The benchmarking wrapper can wrap any alignment program and run against a standard testing dataset. The testing dataset is a set of sequence reads with known mapped position and SNP/Indel information. The wrapper can monitor the system performance and analyze the alignment quality. The output is a standard evaluation report. This wrapper is developed as a Galaxy module. The ultimate goal is to enable an automated benchmarking procedure for the existing and future alignment programs.

Source Code

The source code can be downloaded at https://trac.nbic.nl/galaxytools/browser/trunk/benchmark_alignment.

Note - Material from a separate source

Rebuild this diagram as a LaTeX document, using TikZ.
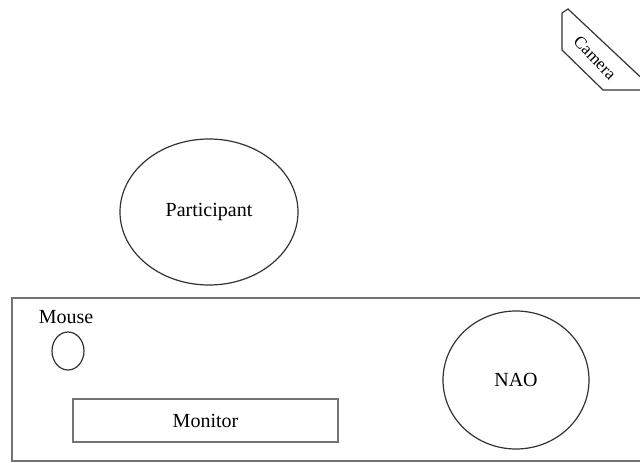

We will soon install it also on NBIC Galaxy server.

Evaluation protocol

To evaluate alignment softwares, it is possible to get the following information:

  • Mapped/Unmapped/Unique mapped information
  • Coverage (any kind of coverage information), i.e., mapping depth: the average number of aligned reads to each base in reference genome/genes.
  • System information
  • Called variants, including true positives, true negatives, false positives, and false negatives.

Sample evaluation report:

Accuracy=0.875 (float)
Average_Coverage=32.4 (float)
Nr_Correctly_Mapped_Reads=1234567 (integer)
Nr_Wrongly_Mapped_Reads=123 (integer)
Nr_Unmapped_Reads=12345 (integer)
TP_SNP=150 (integer)
FP_SNP=20 (integer)
FN_SNP=10 (integer)
MAX_InDel_Size=3 (integer) ?
TP_InDel=100 (integer)
FP_InDel=30 (integer)
FN_InDel=20 (integer)
Peak_Mem=2048 (integer) (MB)
CPU_Time=7200 (integer) (Seconds)

Version 1

The aim of version 1 is to validate the design and produce a proof-of-concept demo in Galaxy. (Done)

Version 2

The aim of version 2 is to use the advanced simulated dataset and include the benchmarking of snp/indel callers. (Planned)

Meetings

Next Generation Sequencing: Alignment WP Discussion Notes


Color-space

Frans Ruzius performed a benchmarking on several color space alignment tools, i.e., for SOLiD reads.

  • SOCS: Program too simple
  • BFAST: Needs a lot of resources, difficult
  • Mapreads: Not so accurate based on our test sequences.
  • Maq: Relative fast, pseudo base alignment, less accurate
  • SHRiMP: Relative slow, true color space aligner, more accurate

More details can be found in presentation and report

On BWT-based software

Tools like Bowtie, BWA, and SOAPaligner/soap2 can perform alignment much faster compared to old hash-table based tools (e.g., Maq, ELAND, SHRiMP). We will perform a performance study on these tools in the near future.

  • Bowtie: all read input formats (FASTA, FASTQ, raw and tab-delimited) can be in color space with a colorspace flag (-C). An color space index can be built as well with the colorspace (-C) flag.